Also known as the Italian bacon, pancetta is cut from pork belly and cured with salt, often seasoned with spices like fennel, nutmeg, garlic, dried ground hot peppers, and peppercorns. After it has been cured and dried for a few months, it is often rolled (rotolata) into a spiral so that the fat and meat form a cylinder, alternating each other. Pancetta is also sold as a slab (stesa) so that most of the fat is located only on one side. Rolled pancetta are usually cut into paper-thin slices and then fried while slab pancetta is chopped into cubes before it is cooked or added into a dish.

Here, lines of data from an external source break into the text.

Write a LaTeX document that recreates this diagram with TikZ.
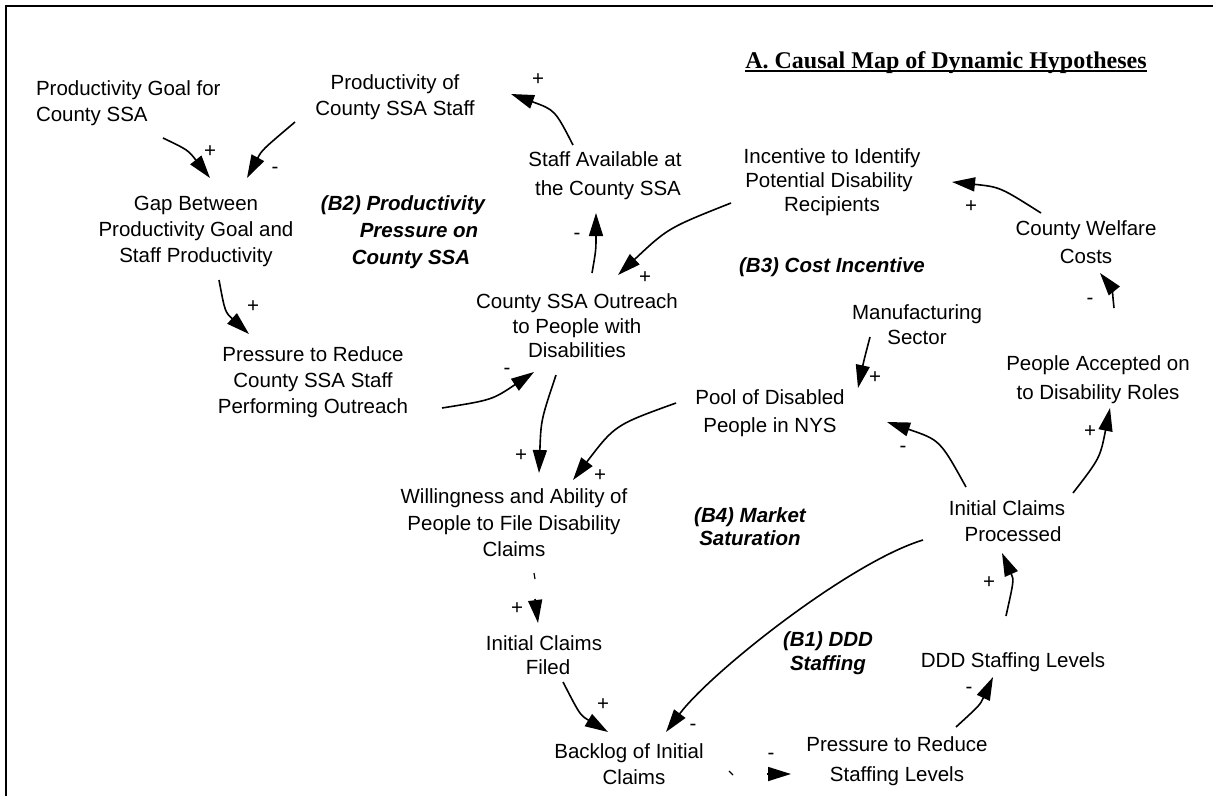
\documentclass[tikz,border=0pt]{standalone}
\usepackage{fontspec}
\setmainfont{Liberation Sans}
\newfontfamily\titlefont{Liberation Serif}
\usetikzlibrary{arrows.meta,calc}
\begin{document}
\begin{tikzpicture}[x=1pt,y=-1pt,
  every node/.style={inner sep=0pt, outer sep=0pt},
  var/.style={align=center, font=\fontsize{20.5}{26}\selectfont},
  looplabel/.style={align=center, font=\fontsize{20.5}{27}\selectfont\bfseries\itshape},
  sgn/.style={font=\fontsize{20.5}{26}\selectfont},
  arr/.style={line width=1.6pt, -{Triangle[length=23pt,width=14pt]}},
  framestyle/.style={line width=2pt}]
\useasboundingbox (0,0) rectangle (1213,796);
% frame
\draw[framestyle] (6,796) -- (6,6) -- (1213,6);
% title
\node[anchor=base, font=\titlefont\fontsize{24}{28}\selectfont\bfseries] (title) at (946,68) {A. Causal Map of Dynamic Hypotheses};
\draw[line width=1.3pt] ($(title.base west)+(0,3)$) -- ($(title.base east)+(0,3)$);
% variables
\node[var, anchor=west, align=left] (goal) at (36,103) {Productivity Goal for\\County SSA};
\node[var] (prodstaff) at (395,97) {Productivity of\\County SSA Staff};
\node[var] (gap) at (196,231) {Gap Between\\Productivity Goal and\\Staff Productivity};
\node[var, font=\fontsize{20.5}{29}\selectfont] (staff) at (608,176) {Staff Available at\kern6pt\\the County SSA};
\node[var, font=\fontsize{20.5}{24}\selectfont] (incentive) at (832,182) {Incentive to Identify\\Potential Disability\kern6pt\\Recipients};
\node[var, font=\fontsize{20.5}{28}\selectfont] (cwc) at (1086,242) {County Welfare\\Costs};
\node[var, font=\fontsize{20.5}{24.5}\selectfont] (outreach) at (577,326) {County SSA Outreach\\to People with\\Disabilities};
\node[var, font=\fontsize{20.5}{25}\selectfont] (manuf) at (917,325) {Manufacturing\\Sector};
\node[var] (presout) at (313,382) {Pressure to Reduce\\County SSA Staff\\Performing Outreach};
\node[var, font=\fontsize{20.5}{29}\selectfont] (accepted) at (1098,380) {People Accepted on\\to Disability Roles};
\node[var, font=\fontsize{20.5}{28}\selectfont] (pool) at (770,413) {Pool of Disabled\\People in NYS};
\node[var, font=\fontsize{20.5}{26.5}\selectfont] (will) at (514,523) {Willingness and Ability of\\People to File Disability\\Claims};
\node[var] (icp) at (1007,521) {Initial Claims\\\kern12pt Processed};
\node[var, font=\fontsize{20.5}{24}\selectfont] (filed) at (544,655) {Initial Claims\\\kern8pt Filed};
\node[var] (ddd) at (1013,662) {DDD Staffing Levels};
\node[var] (backlog) at (629,764) {Backlog of Initial\\\kern10pt Claims};
\node[var, font=\fontsize{20.5}{30}\selectfont] (psl) at (897,761) {Pressure to Reduce\\Staffing Levels};
% loop labels
\node[looplabel] (b2) at (411,232) {(B2) Productivity\kern16pt\\\kern16pt Pressure on\\County SSA};
\node[looplabel] (b3) at (832,267) {(B3) Cost Incentive};
\node[looplabel, font=\fontsize{20.5}{23}\selectfont\bfseries\itshape] (b4) at (750,527) {(B4) Market\\Saturation};
\node[looplabel, font=\fontsize{20.5}{24}\selectfont\bfseries\itshape] (b1) at (828,653) {(B1) DDD\\Staffing};
% connectors
\draw[arr] ($(goal.west)+(127,35)$) .. controls (188,150) .. ($(gap)+(14,-53)$);
\draw[arr] ($(prodstaff)+(-100,25)$) .. controls (262,150) .. ($(gap)+(51,-53)$);
\draw[arr] ($(staff)+(-35,-31)$) .. controls (555,110) .. ($(prodstaff)+(116,-3)$);
\draw[arr] ($(outreach)+(15,-53)$) .. controls (596,250) .. ($(staff)+(-12,37)$);
\draw[arr] ($(incentive)+(-101,21)$) .. controls (668,228) .. ($(outreach)+(41,-51)$);
\draw[arr] ($(cwc)+(-45,-29)$) .. controls (1000,187) .. ($(incentive)+(120,0)$);
\draw[arr] ($(accepted)+(16,-72)$) .. controls (1112,288) .. ($(cwc)+(14,31)$);
\draw[arr] ($(manuf)+(-47,12)$) .. controls (864,360) .. ($(pool)+(88,-25)$);
\draw[arr] ($(presout)+(129,26)$) .. controls (492,400) .. ($(outreach)+(-43,46)$);
\draw[arr] ($(outreach)+(-21,49)$) .. controls (541,420) .. ($(will)+(25,-50)$);
\draw[arr] ($(gap)+(23,49)$) .. controls (225,312) .. ($(presout)+(-64,-48)$);
\draw[arr] ($(pool)+(-94,-10)$) .. controls (615,425) .. ($(will)+(59,-43)$);
\draw[arr] ($(icp)+(-41,-34)$) .. controls (940,440) .. ($(pool)+(117,9)$);
\draw[arr] ($(icp)+(66,-28)$) .. controls (1100,458) .. ($(accepted)+(12,28)$);
\draw[arr] ($(icp)+(-84,19)$) .. controls (850,562) and (711,672) .. ($(backlog)+(37,-32)$);
\draw[arr] ($(ddd)+(-7,-46)$) .. controls (1014,580) .. ($(icp)+(-5,32)$);
\draw[arr] ($(psl)+(59,-34)$) .. controls (980,705) .. ($(ddd)+(-20,15)$);
\draw[arr] ($(filed)+(19,27)$) .. controls (580,715) .. ($(backlog)+(-21,-32)$);
\draw[arr] ($(will)+(21,76)$) -- ($(filed)+(-6,-32)$);
\draw[line width=1.2pt] ($(will)+(20,50)$) -- ($(will)+(21,56)$);
\draw[arr] ($(backlog)+(138,10)$) -- ($(psl)+(-106,13)$);
\draw[line width=1.2pt] ($(backlog)+(100,7)$) -- ($(backlog)+(104,11)$);
% signs
\node[sgn] (s1) at (210,152) {+};
\node[sgn] (s2) at (275,170) {-};
\node[sgn] (s3) at (538,80) {+};
\node[sgn] (s4) at (577,236) {-};
\node[sgn] (s5) at (645,278) {+};
\node[sgn] (s6) at (971,207) {+};
\node[sgn] (s7) at (1090,301) {-};
\node[sgn] (s8) at (875,378) {+};
\node[sgn] (s9) at (507,371) {-};
\node[sgn] (s10) at (521,456) {+};
\node[sgn] (s11) at (253,307) {+};
\node[sgn] (s12) at (600,476) {+};
\node[sgn] (s13) at (903,449) {-};
\node[sgn] (s14) at (1090,432) {+};
\node[sgn] (s15) at (693,727) {-};
\node[sgn] (s16) at (989,583) {+};
\node[sgn] (s17) at (969,690) {-};
\node[sgn] (s18) at (603,705) {+};
\node[sgn] (s19) at (517,609) {+};
\node[sgn] (s20) at (771,756) {-};
\end{tikzpicture}
\end{document}
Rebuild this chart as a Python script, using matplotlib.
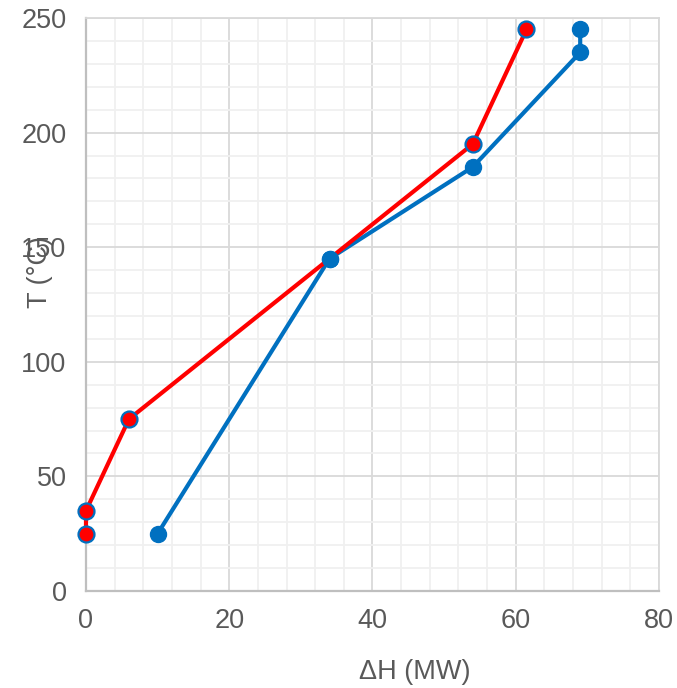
import matplotlib
matplotlib.use("Agg")
import matplotlib.pyplot as plt
from matplotlib.ticker import MultipleLocator

hot_x = [0, 0, 6, 34, 54, 61.5]
hot_y = [25, 35, 75, 145, 195, 245]
cold_x = [10, 34, 54, 69, 69]
cold_y = [25, 145, 185, 235, 245]

plt.rcParams['font.family'] = ['Liberation Sans', 'DejaVu Sans']
fig = plt.figure(figsize=(6.77, 6.88), dpi=100)
ax = fig.add_axes([0.127, 0.141, 0.8464, 0.8328])

ax.set_xlim(0, 80)
ax.set_ylim(0, 250)
ax.xaxis.set_major_locator(MultipleLocator(20))
ax.xaxis.set_minor_locator(MultipleLocator(4))
ax.yaxis.set_major_locator(MultipleLocator(50))
ax.yaxis.set_minor_locator(MultipleLocator(10))
ax.grid(which='major', color='#d9d9d9', linewidth=1.3, zorder=0)
ax.grid(which='minor', color='#f0f0f0', linewidth=1.3, zorder=0)
ax.set_axisbelow(True)
ax.tick_params(which='both', length=0, labelsize=19.5, labelcolor='#595959')
ax.tick_params(axis='y', pad=14)
ax.tick_params(axis='x', pad=12)
for s in ['top', 'right']:
    ax.spines[s].set_color('#d9d9d9')
    ax.spines[s].set_linewidth(1.3)
for s in ['left', 'bottom']:
    ax.spines[s].set_color('#bfbfbf')
    ax.spines[s].set_linewidth(1.6)

ms = 11.5
ax.plot(cold_x, cold_y, color='#0070c0', linewidth=3.0, marker='o', markersize=ms,
        markerfacecolor='#0070c0', markeredgecolor='#0070c0', zorder=3, clip_on=False)
ax.plot(hot_x, hot_y, color='#ff0000', linewidth=3.0, zorder=4, clip_on=False)
ax.plot(hot_x[:3] + hot_x[4:], hot_y[:3] + hot_y[4:], linestyle='none', marker='o', markersize=ms,
        markerfacecolor='#ff0000', markeredgecolor='#0070c0', markeredgewidth=1.6, zorder=5, clip_on=False)
ax.plot([cold_x[1]], [cold_y[1]], linestyle='none', marker='o', markersize=ms,
        markerfacecolor='#0070c0', markeredgecolor='#0070c0', zorder=6)

ax.set_xlabel('ΔH (MW)', fontsize=19.5, color='#595959')
ax.xaxis.set_label_coords((415 - 86) / 573, -(672 - 591) / 573)
ax.set_ylabel('T (°C)', fontsize=19.5, color='#595959')
ax.yaxis.set_label_coords((40 - 86) / 573, (591 - 272) / 573)
ax.xaxis.label.set_va('center')
ax.yaxis.label.set_va('center')

fig.savefig('out.png', dpi=100)
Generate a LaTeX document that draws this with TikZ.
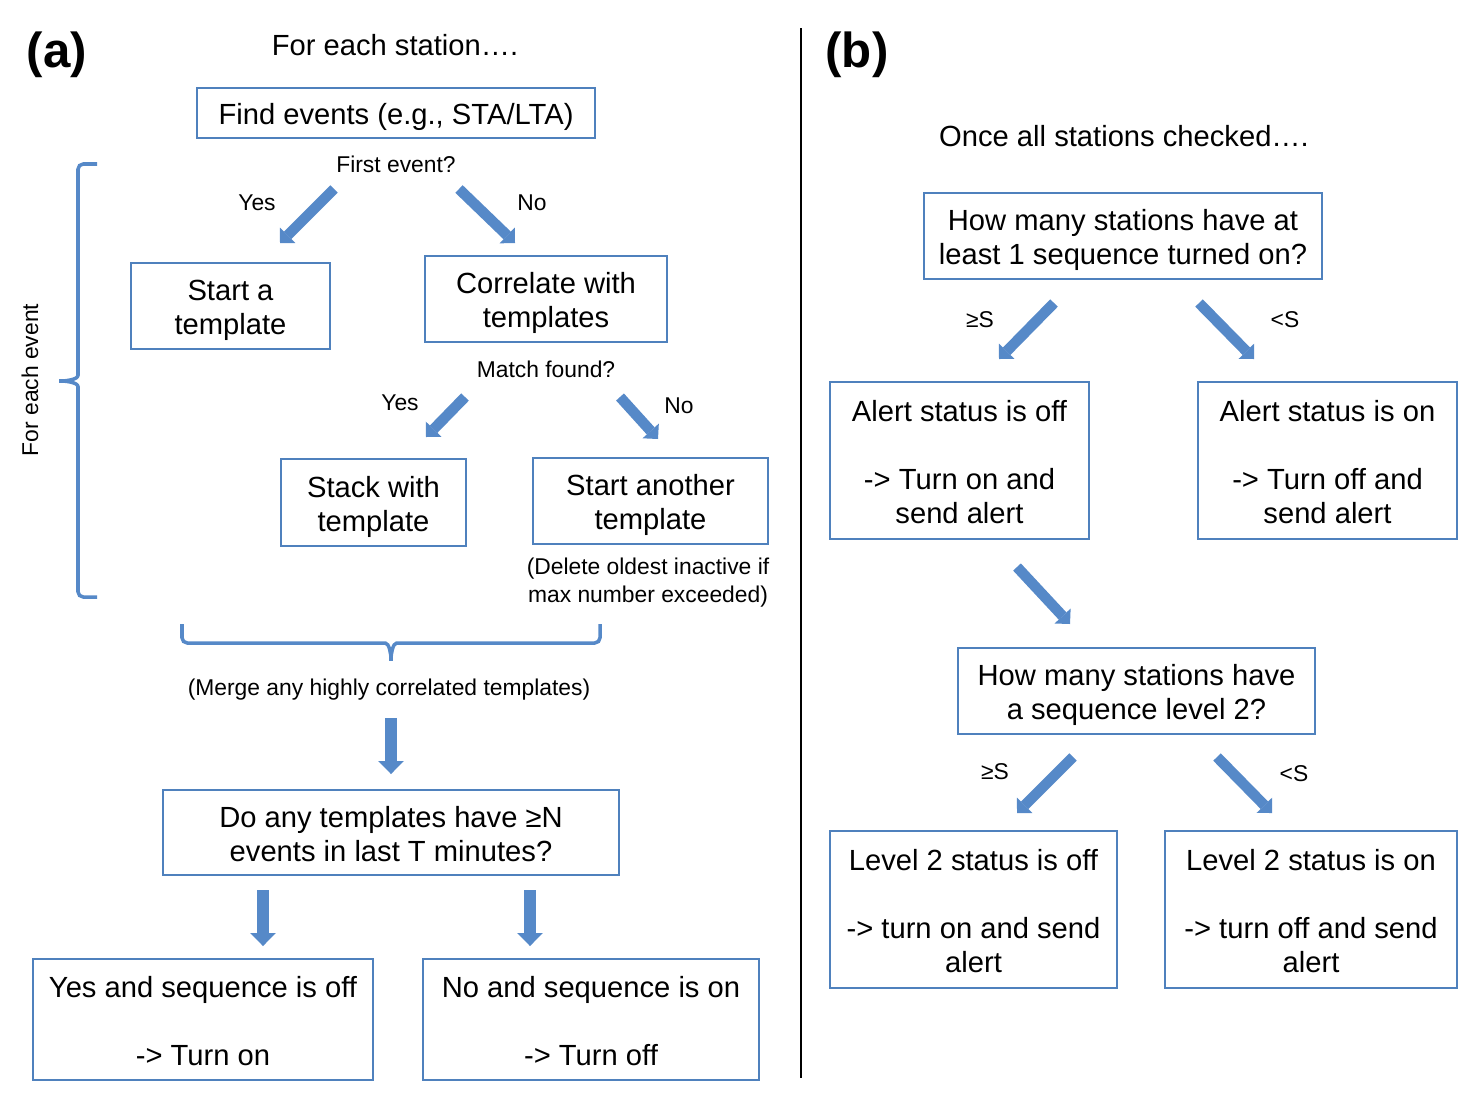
\documentclass[tikz,border=0pt]{standalone}
\usepackage{fontspec}
\setmainfont{Liberation Sans}
\usepackage{tikz}
\usetikzlibrary{arrows.meta}
\definecolor{boxblue}{RGB}{79,129,189}
\definecolor{arrowblue}{RGB}{86,137,200}

\tikzset{box/.style 2 args={draw=boxblue,line width=0.8pt,inner sep=0pt,align=flush center,
    text width=#1,minimum width=#1,minimum height=#2,font=\fontsize{16.6}{19.4}\selectfont,
    execute at begin node={\rule{0pt}{17.4pt}},execute at end node={\rule[-4pt]{0pt}{0pt}}}}

\begin{document}
\begin{tikzpicture}[x=0.02cm,y=-0.02cm]
  \tikzstyle{ttl}=[inner sep=0pt,font=\fontsize{16.6}{19.4}\selectfont]
  \tikzstyle{lbl}=[inner sep=0pt,align=center,font=\fontsize{13}{16}\selectfont]
  \tikzstyle{diagarrow}=[arrowblue,line width=6pt,-{Triangle[length=6.2pt,width=12.5pt,line width=0pt]}]
  \tikzstyle{vertarrow}=[arrowblue,line width=6.8pt,-{Triangle[length=7.4pt,width=14.7pt,line width=0pt]}]
  \tikzstyle{curly}=[arrowblue,line width=2pt,rounded corners=3pt]

  \useasboundingbox (0,0) rectangle (1476,1102);

  % panel (a)
  \node[font=\bfseries\fontsize{28}{32}\selectfont] (pa) at (57,55) {(a)};
  \node[ttl] (titlea) at (395,45) {For each station….};

  \node[box={7.96cm}{1cm}]    (find)    at (396,113)     {Find events (e.g., STA/LTA)};
  \node[box={3.98cm}{1.72cm}] (start)   at (230.5,306)   {Start a\\template};
  \node[box={4.84cm}{1.72cm}] (corr)    at (546,299)     {Correlate with\\templates};
  \node[box={3.7cm}{1.74cm}]  (stack)   at (373.5,502.5) {Stack with\\template};
  \node[box={4.7cm}{1.72cm}]  (another) at (650.5,501)   {Start another\\template};
  \node[box={9.12cm}{1.7cm}]  (doany)   at (391,832.5)   {Do any templates have ≥N\\events in last T minutes?};
  \node[box={6.8cm}{2.42cm}]  (yesseq)  at (203,1019.5)  {Yes and sequence is off\\[\baselineskip]-> Turn on};
  \node[box={6.72cm}{2.42cm}] (noseq)   at (591,1019.5)  {No and sequence is on\\[\baselineskip]-> Turn off};

  \node[lbl] (first) at (396,164) {First event?};
  \node[lbl] (yes1)  at (257,203) {Yes};
  \node[lbl] (no1)   at (532,203) {No};
  \node[lbl] (match) at (546,369) {Match found?};
  \node[lbl] (yes2)  at (400,403) {Yes};
  \node[lbl] (no2)   at (679,406) {No};
  \node[lbl] (del)   at (648,583) {(Delete oldest inactive if\\max number exceeded)};
  \node[lbl] (merge) at (389,690) {(Merge any highly correlated templates)};
  \node[lbl,rotate=90] (each) at (30,380) {For each event};

  \coordinate (y1s) at (334,189);  \coordinate (y1e) at (280,243);
  \coordinate (n1s) at (459,189);  \coordinate (n1e) at (515,243);
  \coordinate (y2s) at (465,397);  \coordinate (y2e) at (426,437);
  \coordinate (n2s) at (620,397);  \coordinate (n2e) at (658,439);
  \coordinate (ms)  at (391,718);  \coordinate (me)  at (391,774);
  \coordinate (ys)  at (263,890);  \coordinate (ye)  at (263,946);
  \coordinate (ns)  at (530,890);  \coordinate (ne)  at (530,946);

  \draw[diagarrow] (y1s) -- (y1e);
  \draw[diagarrow] (n1s) -- (n1e);
  \draw[diagarrow] (y2s) -- (y2e);
  \draw[diagarrow] (n2s) -- (n2e);
  \draw[vertarrow] (ms) -- (me);
  \draw[vertarrow] (ys) -- (ye);
  \draw[vertarrow] (ns) -- (ne);

  % braces
  \draw[curly] (97,164) -- (78,164) -- (78,370) to[out=-90,in=0] (56,381)
               to[out=0,in=90] (78,392) -- (78,597) -- (97,597);
  \draw[curly] (182,624) -- (182,643) -- (380,643) to[out=0,in=90] (391,664)
               to[out=90,in=180] (402,643) -- (600,643) -- (600,624);

  % divider
  \draw[line width=0.7pt] (801,28) -- (801,1078);

  % panel (b)
  \node[font=\bfseries\fontsize{28}{32}\selectfont] (pb) at (857,55) {(b)};
  \node[ttl] (titleb) at (1124,136) {Once all stations checked….};

  \node[box={7.96cm}{1.72cm}] (howmany)  at (1123,236)    {How many stations have at\\least 1 sequence turned on?};
  \node[box={5.18cm}{3.14cm}] (alertoff) at (959.5,460.5)  {Alert status is off\\[\baselineskip]-> Turn on and\\send alert};
  \node[box={5.18cm}{3.14cm}] (alerton)  at (1327.5,460.5) {Alert status is on\\[\baselineskip]-> Turn off and\\send alert};
  \node[box={7.14cm}{1.72cm}] (levelq)   at (1136.5,691)   {How many stations have\\a sequence level 2?};
  \node[box={5.74cm}{3.14cm}] (lvloff)   at (973.5,909.5)  {Level 2 status is off\\[\baselineskip]-> turn on and send\\alert};
  \node[box={5.84cm}{3.14cm}] (lvlon)    at (1311,909.5)   {Level 2 status is on\\[\baselineskip]-> turn off and send\\alert};

  \node[lbl] (ge1) at (980,320)  {≥S};
  \node[lbl] (lt1) at (1285,320) {<S};
  \node[lbl] (ge2) at (995,772)  {≥S};
  \node[lbl] (lt2) at (1294,774) {<S};

  \coordinate (g1s) at (1054,303); \coordinate (g1e) at (999,359);
  \coordinate (l1s) at (1199,303); \coordinate (l1e) at (1254,359);
  \coordinate (nxs) at (1017,567); \coordinate (nxe) at (1070,624);
  \coordinate (g2s) at (1073,757); \coordinate (g2e) at (1017,813);
  \coordinate (l2s) at (1217,757); \coordinate (l2e) at (1272,813);

  \draw[diagarrow] (g1s) -- (g1e);
  \draw[diagarrow] (l1s) -- (l1e);
  \draw[diagarrow] (nxs) -- (nxe);
  \draw[diagarrow] (g2s) -- (g2e);
  \draw[diagarrow] (l2s) -- (l2e);
\end{tikzpicture}
\end{document}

The distinctive spicy flavor of pancetta makes it a popular flavoring to pasta and other Mediterranean and Italian dishes. It is also delicious as a sandwich and a refreshing substitute to the usual smoky taste of American streaky bacon. Pancetta may vary by region in the way that it is made and flavored, and is also popularly produced in Spain.
It is often used as a lardon, where the grease is melted and used for sauteing or pan-frying meats, fish, seafood, or vegetables. It can be cubed and used in lieu of, or often as a better alternative to, beef or chicken cubes, adding savory flavor to other dishes, soups, and stews.
Within Europe, certain varieties of pancetta have gained Protected Geographical Status under the Italian Government to certify their place of origin, quality, and genuineness. For example, pancetta from Piacenza gained PDO status in 1996, while pancetta from Calabria gained PDO status in 1998. Also known as Prodotto Agroalimentare Tradizionale, this label certifies the status of the product and guarantees its quality, tradition, and place of origin. Since the 90s other forms of pancetta have gained protected status under the Italian government.